Exercise details >> Return the material word for word. Do not include the pictures.

Data segment >>

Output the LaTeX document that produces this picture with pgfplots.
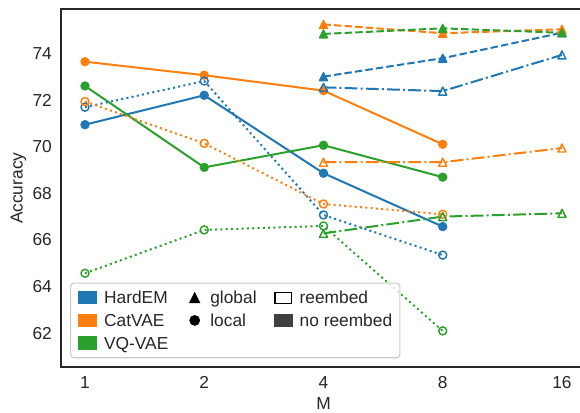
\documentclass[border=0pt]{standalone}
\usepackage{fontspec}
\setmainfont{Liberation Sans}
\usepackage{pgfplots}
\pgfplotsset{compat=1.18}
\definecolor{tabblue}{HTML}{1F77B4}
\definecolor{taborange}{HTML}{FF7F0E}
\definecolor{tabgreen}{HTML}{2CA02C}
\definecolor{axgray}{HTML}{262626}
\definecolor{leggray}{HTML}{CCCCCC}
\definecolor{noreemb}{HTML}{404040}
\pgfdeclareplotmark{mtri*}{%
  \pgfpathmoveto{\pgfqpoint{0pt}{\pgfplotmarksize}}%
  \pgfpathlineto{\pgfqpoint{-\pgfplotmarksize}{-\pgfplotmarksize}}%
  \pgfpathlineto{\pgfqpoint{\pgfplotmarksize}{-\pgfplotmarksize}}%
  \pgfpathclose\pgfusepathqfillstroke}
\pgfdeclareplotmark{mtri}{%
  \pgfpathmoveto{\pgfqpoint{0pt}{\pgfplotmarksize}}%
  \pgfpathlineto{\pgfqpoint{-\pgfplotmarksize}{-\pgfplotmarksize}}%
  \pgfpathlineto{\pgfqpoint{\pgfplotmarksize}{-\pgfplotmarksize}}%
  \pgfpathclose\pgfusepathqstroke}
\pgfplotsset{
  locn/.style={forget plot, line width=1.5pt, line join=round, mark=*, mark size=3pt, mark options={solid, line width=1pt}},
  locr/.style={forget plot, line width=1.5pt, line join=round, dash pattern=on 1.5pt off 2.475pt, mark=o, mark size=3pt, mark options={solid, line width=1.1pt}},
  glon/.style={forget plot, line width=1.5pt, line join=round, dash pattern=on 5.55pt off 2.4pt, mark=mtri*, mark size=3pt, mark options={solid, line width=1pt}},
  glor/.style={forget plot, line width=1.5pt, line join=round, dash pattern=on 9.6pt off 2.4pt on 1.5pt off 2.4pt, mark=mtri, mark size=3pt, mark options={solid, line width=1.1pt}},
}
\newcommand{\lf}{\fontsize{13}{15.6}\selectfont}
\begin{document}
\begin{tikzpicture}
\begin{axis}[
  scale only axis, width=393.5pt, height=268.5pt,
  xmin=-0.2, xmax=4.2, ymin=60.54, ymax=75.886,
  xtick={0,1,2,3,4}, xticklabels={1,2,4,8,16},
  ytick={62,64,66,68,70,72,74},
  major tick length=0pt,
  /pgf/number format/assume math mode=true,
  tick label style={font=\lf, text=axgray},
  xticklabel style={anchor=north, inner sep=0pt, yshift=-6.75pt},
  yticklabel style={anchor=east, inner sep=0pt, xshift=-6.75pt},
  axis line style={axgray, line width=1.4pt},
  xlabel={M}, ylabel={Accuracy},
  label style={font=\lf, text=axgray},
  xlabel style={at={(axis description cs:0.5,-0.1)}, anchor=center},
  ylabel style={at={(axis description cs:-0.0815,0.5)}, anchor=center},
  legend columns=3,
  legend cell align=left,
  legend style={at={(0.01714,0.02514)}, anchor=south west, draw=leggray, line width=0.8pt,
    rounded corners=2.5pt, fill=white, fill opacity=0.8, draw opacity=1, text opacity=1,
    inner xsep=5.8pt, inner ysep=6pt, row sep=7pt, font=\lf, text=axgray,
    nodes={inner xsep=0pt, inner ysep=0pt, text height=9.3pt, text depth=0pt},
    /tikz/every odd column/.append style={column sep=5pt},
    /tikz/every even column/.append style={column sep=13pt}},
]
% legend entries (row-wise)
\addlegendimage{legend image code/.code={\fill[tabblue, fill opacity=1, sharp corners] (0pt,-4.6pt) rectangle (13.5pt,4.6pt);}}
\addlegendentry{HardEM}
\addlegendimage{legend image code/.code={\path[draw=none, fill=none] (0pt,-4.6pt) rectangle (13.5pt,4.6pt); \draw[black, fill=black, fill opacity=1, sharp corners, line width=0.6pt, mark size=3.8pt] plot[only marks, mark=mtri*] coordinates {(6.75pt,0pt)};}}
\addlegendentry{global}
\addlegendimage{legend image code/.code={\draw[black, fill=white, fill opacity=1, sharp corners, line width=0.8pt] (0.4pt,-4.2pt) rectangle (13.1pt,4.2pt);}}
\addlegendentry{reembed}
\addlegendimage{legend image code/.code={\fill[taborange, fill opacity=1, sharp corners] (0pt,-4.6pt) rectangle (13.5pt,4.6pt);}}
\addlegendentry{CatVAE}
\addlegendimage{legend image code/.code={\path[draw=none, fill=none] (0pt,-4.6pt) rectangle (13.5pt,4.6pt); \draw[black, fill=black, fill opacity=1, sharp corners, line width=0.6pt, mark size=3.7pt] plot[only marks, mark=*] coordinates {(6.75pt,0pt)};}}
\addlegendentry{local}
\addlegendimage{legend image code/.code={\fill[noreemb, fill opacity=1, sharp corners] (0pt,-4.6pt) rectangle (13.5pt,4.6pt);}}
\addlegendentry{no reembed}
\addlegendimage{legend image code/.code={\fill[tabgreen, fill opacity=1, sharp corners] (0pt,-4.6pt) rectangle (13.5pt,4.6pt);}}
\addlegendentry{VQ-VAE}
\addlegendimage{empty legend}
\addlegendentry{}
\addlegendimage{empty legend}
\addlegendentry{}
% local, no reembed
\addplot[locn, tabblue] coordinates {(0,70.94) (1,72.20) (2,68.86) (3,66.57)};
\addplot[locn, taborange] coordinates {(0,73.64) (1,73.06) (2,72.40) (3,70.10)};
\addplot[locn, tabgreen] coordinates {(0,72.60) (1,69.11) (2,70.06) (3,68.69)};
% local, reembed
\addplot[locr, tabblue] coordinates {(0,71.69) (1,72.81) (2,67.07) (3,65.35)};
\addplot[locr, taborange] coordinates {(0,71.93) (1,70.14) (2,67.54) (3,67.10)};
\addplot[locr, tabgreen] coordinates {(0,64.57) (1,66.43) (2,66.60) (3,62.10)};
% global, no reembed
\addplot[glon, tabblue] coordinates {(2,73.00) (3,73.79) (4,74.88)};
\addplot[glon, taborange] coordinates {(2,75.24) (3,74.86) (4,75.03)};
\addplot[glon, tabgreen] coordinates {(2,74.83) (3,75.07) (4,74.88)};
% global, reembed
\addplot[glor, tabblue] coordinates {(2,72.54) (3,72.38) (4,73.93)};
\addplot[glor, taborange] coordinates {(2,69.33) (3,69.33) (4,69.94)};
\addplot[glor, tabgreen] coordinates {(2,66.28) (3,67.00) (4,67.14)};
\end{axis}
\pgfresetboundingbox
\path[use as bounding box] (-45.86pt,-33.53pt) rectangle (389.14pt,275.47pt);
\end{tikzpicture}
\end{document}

Completed task >>
Output the LaTeX document that produces this picture with pgfplots.
\documentclass[border=0pt]{standalone}
\usepackage{fontspec}
\setmainfont{Liberation Sans}
\usepackage{pgfplots}
\pgfplotsset{compat=1.18}
\definecolor{tabblue}{HTML}{1F77B4}
\definecolor{taborange}{HTML}{FF7F0E}
\definecolor{tabgreen}{HTML}{2CA02C}
\definecolor{axgray}{HTML}{262626}
\definecolor{leggray}{HTML}{CCCCCC}
\definecolor{noreemb}{HTML}{404040}
\pgfdeclareplotmark{mtri*}{%
  \pgfpathmoveto{\pgfqpoint{0pt}{\pgfplotmarksize}}%
  \pgfpathlineto{\pgfqpoint{-\pgfplotmarksize}{-\pgfplotmarksize}}%
  \pgfpathlineto{\pgfqpoint{\pgfplotmarksize}{-\pgfplotmarksize}}%
  \pgfpathclose\pgfusepathqfillstroke}
\pgfdeclareplotmark{mtri}{%
  \pgfpathmoveto{\pgfqpoint{0pt}{\pgfplotmarksize}}%
  \pgfpathlineto{\pgfqpoint{-\pgfplotmarksize}{-\pgfplotmarksize}}%
  \pgfpathlineto{\pgfqpoint{\pgfplotmarksize}{-\pgfplotmarksize}}%
  \pgfpathclose\pgfusepathqstroke}
\pgfplotsset{
  locn/.style={forget plot, line width=1.5pt, line join=round, mark=*, mark size=3pt, mark options={solid, line width=1pt}},
  locr/.style={forget plot, line width=1.5pt, line join=round, dash pattern=on 1.5pt off 2.475pt, mark=o, mark size=3pt, mark options={solid, line width=1.1pt}},
  glon/.style={forget plot, line width=1.5pt, line join=round, dash pattern=on 5.55pt off 2.4pt, mark=mtri*, mark size=3pt, mark options={solid, line width=1pt}},
  glor/.style={forget plot, line width=1.5pt, line join=round, dash pattern=on 9.6pt off 2.4pt on 1.5pt off 2.4pt, mark=mtri, mark size=3pt, mark options={solid, line width=1.1pt}},
}
\newcommand{\lf}{\fontsize{13}{15.6}\selectfont}
\begin{document}
\begin{tikzpicture}
\begin{axis}[
  scale only axis, width=393.5pt, height=268.5pt,
  xmin=-0.2, xmax=4.2, ymin=60.54, ymax=75.886,
  xtick={0,1,2,3,4}, xticklabels={1,2,4,8,16},
  ytick={62,64,66,68,70,72,74},
  major tick length=0pt,
  /pgf/number format/assume math mode=true,
  tick label style={font=\lf, text=axgray},
  xticklabel style={anchor=north, inner sep=0pt, yshift=-6.75pt},
  yticklabel style={anchor=east, inner sep=0pt, xshift=-6.75pt},
  axis line style={axgray, line width=1.4pt},
  xlabel={M}, ylabel={Accuracy},
  label style={font=\lf, text=axgray},
  xlabel style={at={(axis description cs:0.5,-0.1)}, anchor=center},
  ylabel style={at={(axis description cs:-0.0815,0.5)}, anchor=center},
  legend columns=3,
  legend cell align=left,
  legend style={at={(0.01714,0.02514)}, anchor=south west, draw=leggray, line width=0.8pt,
    rounded corners=2.5pt, fill=white, fill opacity=0.8, draw opacity=1, text opacity=1,
    inner xsep=5.8pt, inner ysep=6pt, row sep=7pt, font=\lf, text=axgray,
    nodes={inner xsep=0pt, inner ysep=0pt, text height=9.3pt, text depth=0pt},
    /tikz/every odd column/.append style={column sep=5pt},
    /tikz/every even column/.append style={column sep=13pt}},
]
% legend entries (row-wise)
\addlegendimage{legend image code/.code={\fill[tabblue, fill opacity=1, sharp corners] (0pt,-4.6pt) rectangle (13.5pt,4.6pt);}}
\addlegendentry{HardEM}
\addlegendimage{legend image code/.code={\path[draw=none, fill=none] (0pt,-4.6pt) rectangle (13.5pt,4.6pt); \draw[black, fill=black, fill opacity=1, sharp corners, line width=0.6pt, mark size=3.8pt] plot[only marks, mark=mtri*] coordinates {(6.75pt,0pt)};}}
\addlegendentry{global}
\addlegendimage{legend image code/.code={\draw[black, fill=white, fill opacity=1, sharp corners, line width=0.8pt] (0.4pt,-4.2pt) rectangle (13.1pt,4.2pt);}}
\addlegendentry{reembed}
\addlegendimage{legend image code/.code={\fill[taborange, fill opacity=1, sharp corners] (0pt,-4.6pt) rectangle (13.5pt,4.6pt);}}
\addlegendentry{CatVAE}
\addlegendimage{legend image code/.code={\path[draw=none, fill=none] (0pt,-4.6pt) rectangle (13.5pt,4.6pt); \draw[black, fill=black, fill opacity=1, sharp corners, line width=0.6pt, mark size=3.7pt] plot[only marks, mark=*] coordinates {(6.75pt,0pt)};}}
\addlegendentry{local}
\addlegendimage{legend image code/.code={\fill[noreemb, fill opacity=1, sharp corners] (0pt,-4.6pt) rectangle (13.5pt,4.6pt);}}
\addlegendentry{no reembed}
\addlegendimage{legend image code/.code={\fill[tabgreen, fill opacity=1, sharp corners] (0pt,-4.6pt) rectangle (13.5pt,4.6pt);}}
\addlegendentry{VQ-VAE}
\addlegendimage{empty legend}
\addlegendentry{}
\addlegendimage{empty legend}
\addlegendentry{}
% local, no reembed
\addplot[locn, tabblue] coordinates {(0,70.94) (1,72.20) (2,68.86) (3,66.57)};
\addplot[locn, taborange] coordinates {(0,73.64) (1,73.06) (2,72.40) (3,70.10)};
\addplot[locn, tabgreen] coordinates {(0,72.60) (1,69.11) (2,70.06) (3,68.69)};
% local, reembed
\addplot[locr, tabblue] coordinates {(0,71.69) (1,72.81) (2,67.07) (3,65.35)};
\addplot[locr, taborange] coordinates {(0,71.93) (1,70.14) (2,67.54) (3,67.10)};
\addplot[locr, tabgreen] coordinates {(0,64.57) (1,66.43) (2,66.60) (3,62.10)};
% global, no reembed
\addplot[glon, tabblue] coordinates {(2,73.00) (3,73.79) (4,74.88)};
\addplot[glon, taborange] coordinates {(2,75.24) (3,74.86) (4,75.03)};
\addplot[glon, tabgreen] coordinates {(2,74.83) (3,75.07) (4,74.88)};
% global, reembed
\addplot[glor, tabblue] coordinates {(2,72.54) (3,72.38) (4,73.93)};
\addplot[glor, taborange] coordinates {(2,69.33) (3,69.33) (4,69.94)};
\addplot[glor, tabgreen] coordinates {(2,66.28) (3,67.00) (4,67.14)};
\end{axis}
\pgfresetboundingbox
\path[use as bounding box] (-45.86pt,-33.53pt) rectangle (389.14pt,275.47pt);
\end{tikzpicture}
\end{document}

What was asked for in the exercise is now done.